Photo: “Neural Engineering Tech Studio” winners, Os(eye)ris
UW’s Center for Sensorimotor Neural Engineering recently reported on “Neural Engineering Tech Studio,” a course offered by the Department of Bioengineering (BIOEN 461/561) that offers students the opportunity to invent technologies that have the potential for real-world clinical and commercial impact. Over 10 weeks, undergraduate and graduate students team up to brainstorm solutions that address problems experienced by people living with sensory impairment, cognitive challenges and other sensorimotor conditions.
The plan, design and build prototypes, and present their devices to a team of academic experts and industry leaders at the end of the quarter. The winning team receives seed funding and incubation space at the CSNE to develop their invention.
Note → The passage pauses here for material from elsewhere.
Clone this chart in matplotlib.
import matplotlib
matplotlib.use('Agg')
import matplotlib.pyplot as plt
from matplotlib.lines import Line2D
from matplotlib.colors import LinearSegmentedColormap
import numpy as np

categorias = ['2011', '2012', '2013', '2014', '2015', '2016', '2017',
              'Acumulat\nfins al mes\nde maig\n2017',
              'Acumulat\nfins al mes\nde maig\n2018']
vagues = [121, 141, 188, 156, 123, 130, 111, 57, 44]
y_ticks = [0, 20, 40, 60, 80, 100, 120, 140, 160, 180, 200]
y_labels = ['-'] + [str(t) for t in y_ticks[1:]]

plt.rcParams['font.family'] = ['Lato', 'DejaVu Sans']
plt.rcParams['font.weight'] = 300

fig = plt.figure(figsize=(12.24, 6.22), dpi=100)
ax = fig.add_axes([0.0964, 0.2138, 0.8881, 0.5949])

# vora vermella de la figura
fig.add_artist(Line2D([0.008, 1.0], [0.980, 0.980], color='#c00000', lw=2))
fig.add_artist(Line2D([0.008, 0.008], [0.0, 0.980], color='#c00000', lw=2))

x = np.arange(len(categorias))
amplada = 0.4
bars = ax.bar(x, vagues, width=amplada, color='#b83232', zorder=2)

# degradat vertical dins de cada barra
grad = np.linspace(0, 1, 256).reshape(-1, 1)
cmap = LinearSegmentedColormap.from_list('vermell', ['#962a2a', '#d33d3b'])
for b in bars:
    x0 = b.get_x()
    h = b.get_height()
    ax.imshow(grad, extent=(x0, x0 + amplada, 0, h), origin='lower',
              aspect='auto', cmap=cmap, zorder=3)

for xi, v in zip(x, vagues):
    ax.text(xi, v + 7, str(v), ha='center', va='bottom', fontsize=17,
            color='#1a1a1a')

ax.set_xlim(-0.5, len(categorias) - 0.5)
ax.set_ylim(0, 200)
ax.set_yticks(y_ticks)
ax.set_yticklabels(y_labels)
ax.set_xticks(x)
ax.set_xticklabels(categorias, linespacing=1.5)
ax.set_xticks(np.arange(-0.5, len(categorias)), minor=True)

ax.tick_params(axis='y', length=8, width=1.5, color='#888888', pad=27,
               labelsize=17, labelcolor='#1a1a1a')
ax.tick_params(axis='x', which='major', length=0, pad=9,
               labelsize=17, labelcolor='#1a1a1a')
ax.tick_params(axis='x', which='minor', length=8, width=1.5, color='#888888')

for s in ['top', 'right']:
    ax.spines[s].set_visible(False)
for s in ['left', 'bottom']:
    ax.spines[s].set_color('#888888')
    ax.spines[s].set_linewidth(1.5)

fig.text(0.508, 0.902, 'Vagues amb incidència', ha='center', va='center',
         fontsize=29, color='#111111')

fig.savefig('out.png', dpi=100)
They also receive guidance on how to bring their product to market. “The hope isn’t that they commercialize it right away, because it’s not likely to be ready for that yet,” explained Lise Johnson, the course’s instructor and CSNE university education manager. “We’d like to see them take it to the UW Business Plan Competition, or the Amazon Catalyst Competition or one of the many other entrepreneurial events around campus that would provide them with even more funding and support.”
This year’s winning team, Os(eye)ris, created a wearable camera designed for visually-impared individual that assists in finding commonly used objects at home. Customized, printed fiducial markers are used to tag common items for identification at later times. When voice-activated by the user, the camera will turn on and sense objects tagged by these markers.
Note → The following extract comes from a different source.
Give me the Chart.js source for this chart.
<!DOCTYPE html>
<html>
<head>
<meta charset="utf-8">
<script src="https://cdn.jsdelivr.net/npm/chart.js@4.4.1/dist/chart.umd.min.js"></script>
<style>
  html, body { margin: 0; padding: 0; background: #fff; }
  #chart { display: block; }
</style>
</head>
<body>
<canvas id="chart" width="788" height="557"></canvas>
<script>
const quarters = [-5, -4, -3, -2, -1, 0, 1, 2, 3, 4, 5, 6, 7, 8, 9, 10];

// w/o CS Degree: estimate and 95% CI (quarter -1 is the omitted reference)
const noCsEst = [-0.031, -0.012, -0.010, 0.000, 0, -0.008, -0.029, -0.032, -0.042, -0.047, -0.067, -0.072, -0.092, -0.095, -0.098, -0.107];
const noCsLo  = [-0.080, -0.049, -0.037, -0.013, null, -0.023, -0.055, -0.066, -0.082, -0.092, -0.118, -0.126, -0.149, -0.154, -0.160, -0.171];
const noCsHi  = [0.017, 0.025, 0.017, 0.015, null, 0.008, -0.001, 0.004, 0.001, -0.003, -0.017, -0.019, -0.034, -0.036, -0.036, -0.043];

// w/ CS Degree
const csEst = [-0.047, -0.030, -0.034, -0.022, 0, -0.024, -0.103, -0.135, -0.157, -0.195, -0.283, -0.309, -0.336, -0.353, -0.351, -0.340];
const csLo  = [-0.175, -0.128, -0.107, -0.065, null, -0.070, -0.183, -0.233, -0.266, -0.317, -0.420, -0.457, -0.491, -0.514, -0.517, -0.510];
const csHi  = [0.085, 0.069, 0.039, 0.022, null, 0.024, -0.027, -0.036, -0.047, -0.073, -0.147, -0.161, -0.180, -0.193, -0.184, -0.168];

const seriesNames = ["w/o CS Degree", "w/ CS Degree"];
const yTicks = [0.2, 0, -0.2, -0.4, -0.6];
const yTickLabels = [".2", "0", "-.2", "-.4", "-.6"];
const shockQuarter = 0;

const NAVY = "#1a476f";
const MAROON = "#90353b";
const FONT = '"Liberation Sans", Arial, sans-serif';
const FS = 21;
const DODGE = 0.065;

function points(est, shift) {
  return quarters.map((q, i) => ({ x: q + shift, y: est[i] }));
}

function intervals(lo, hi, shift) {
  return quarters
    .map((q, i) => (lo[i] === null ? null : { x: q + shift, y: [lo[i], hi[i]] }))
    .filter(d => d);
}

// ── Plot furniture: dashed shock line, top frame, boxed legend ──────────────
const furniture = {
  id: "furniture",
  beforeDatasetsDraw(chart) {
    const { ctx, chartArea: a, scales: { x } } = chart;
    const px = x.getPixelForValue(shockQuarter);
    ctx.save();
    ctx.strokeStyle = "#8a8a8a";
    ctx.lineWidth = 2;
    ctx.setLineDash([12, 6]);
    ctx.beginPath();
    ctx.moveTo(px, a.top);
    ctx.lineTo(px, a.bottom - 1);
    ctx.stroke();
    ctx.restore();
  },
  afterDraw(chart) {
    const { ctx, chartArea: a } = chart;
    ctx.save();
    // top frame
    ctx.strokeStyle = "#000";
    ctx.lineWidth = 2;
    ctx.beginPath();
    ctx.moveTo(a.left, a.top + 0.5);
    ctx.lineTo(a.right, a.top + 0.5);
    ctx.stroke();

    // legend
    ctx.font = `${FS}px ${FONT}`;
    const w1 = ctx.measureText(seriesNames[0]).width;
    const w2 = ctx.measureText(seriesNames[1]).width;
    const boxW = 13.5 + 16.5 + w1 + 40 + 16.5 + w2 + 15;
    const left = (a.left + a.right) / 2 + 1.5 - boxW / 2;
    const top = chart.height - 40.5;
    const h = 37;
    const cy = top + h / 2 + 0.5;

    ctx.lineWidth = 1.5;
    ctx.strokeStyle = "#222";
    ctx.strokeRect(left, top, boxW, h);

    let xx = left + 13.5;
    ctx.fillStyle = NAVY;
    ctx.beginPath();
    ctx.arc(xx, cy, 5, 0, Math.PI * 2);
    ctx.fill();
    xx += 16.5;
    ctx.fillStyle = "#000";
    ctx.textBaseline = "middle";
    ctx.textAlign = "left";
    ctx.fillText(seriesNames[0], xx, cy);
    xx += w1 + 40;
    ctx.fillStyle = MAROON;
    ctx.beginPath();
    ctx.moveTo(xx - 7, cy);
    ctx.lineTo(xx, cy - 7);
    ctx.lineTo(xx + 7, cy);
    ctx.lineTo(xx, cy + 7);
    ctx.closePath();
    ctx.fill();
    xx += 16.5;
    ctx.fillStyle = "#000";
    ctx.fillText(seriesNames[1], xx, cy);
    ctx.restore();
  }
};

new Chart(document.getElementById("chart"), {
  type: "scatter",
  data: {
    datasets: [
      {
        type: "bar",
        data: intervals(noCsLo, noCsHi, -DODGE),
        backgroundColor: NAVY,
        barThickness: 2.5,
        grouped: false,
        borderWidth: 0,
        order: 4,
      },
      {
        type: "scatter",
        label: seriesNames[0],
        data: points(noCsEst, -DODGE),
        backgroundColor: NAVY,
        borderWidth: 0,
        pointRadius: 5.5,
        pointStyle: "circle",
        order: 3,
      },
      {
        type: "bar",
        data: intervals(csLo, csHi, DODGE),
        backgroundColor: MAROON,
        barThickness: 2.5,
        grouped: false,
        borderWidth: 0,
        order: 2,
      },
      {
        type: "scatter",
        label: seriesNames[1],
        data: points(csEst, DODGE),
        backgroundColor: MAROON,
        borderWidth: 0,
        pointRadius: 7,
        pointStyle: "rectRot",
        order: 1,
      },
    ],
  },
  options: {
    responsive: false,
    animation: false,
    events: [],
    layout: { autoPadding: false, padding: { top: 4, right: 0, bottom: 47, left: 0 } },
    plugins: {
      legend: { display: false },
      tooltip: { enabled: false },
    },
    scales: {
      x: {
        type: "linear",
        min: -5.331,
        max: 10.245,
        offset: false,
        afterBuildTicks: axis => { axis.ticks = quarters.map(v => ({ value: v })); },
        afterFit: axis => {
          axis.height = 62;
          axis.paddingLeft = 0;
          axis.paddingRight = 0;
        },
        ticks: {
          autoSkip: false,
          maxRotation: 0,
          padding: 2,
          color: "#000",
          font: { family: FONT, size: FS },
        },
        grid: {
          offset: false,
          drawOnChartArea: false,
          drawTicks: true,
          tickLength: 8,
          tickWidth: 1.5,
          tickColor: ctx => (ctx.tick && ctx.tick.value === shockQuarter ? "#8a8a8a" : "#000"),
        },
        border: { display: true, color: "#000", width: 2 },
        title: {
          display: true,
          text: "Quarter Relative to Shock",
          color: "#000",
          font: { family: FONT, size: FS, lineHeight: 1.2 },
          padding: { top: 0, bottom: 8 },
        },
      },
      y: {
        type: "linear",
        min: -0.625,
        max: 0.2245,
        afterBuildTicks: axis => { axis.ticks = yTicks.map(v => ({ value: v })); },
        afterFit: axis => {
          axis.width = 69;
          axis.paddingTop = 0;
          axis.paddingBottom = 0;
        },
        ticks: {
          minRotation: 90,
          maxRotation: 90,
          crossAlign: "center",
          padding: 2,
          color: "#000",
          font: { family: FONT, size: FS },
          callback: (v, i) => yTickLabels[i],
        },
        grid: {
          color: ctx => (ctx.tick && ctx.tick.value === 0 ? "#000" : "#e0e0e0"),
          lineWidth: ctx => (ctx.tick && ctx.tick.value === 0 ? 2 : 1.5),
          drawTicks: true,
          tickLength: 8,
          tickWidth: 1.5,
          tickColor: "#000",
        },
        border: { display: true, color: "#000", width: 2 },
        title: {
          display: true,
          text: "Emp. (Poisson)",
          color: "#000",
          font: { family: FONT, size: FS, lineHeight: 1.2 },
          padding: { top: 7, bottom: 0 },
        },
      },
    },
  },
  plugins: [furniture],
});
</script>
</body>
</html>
“You can say, ‘Hey, help me find my water bottle,’ and Os(eye)ris will search for the water bottle with the specific marker attached,” said team member Armin Rouz, a bioengineering undergrad. “It will give you an auditory beep or vibratory haptic feedback using a Myo™ band in order to help you move toward that object. A higher-frequency beep or haptic feedback means that you are closer to the object. It’s a way to help the user find things around their house that they might have trouble seeing.”
Os(eye)ris identifies objects for the user
… And later helps the user find the objects
Other projects developed by the students included:
• AEGIS: A plug-and-play alternative gaming controller that uses electromyography (EMG) signals for graded control, creating an intuitive and immersive gaming experience.
• Focus Frames: A wearable neurosensory device that detects engagement level, strengthens innate attention, and trains focus.
• Grasp Independence: An orthotic grasping mechanism for stroke survivors with hemiparesis who desire to perform independent tasks that require dual hand dexterity.
• Hawkulus: A wearable input modality for controlling a smartphone with eye movements, producing intuitive, hands-free device operation.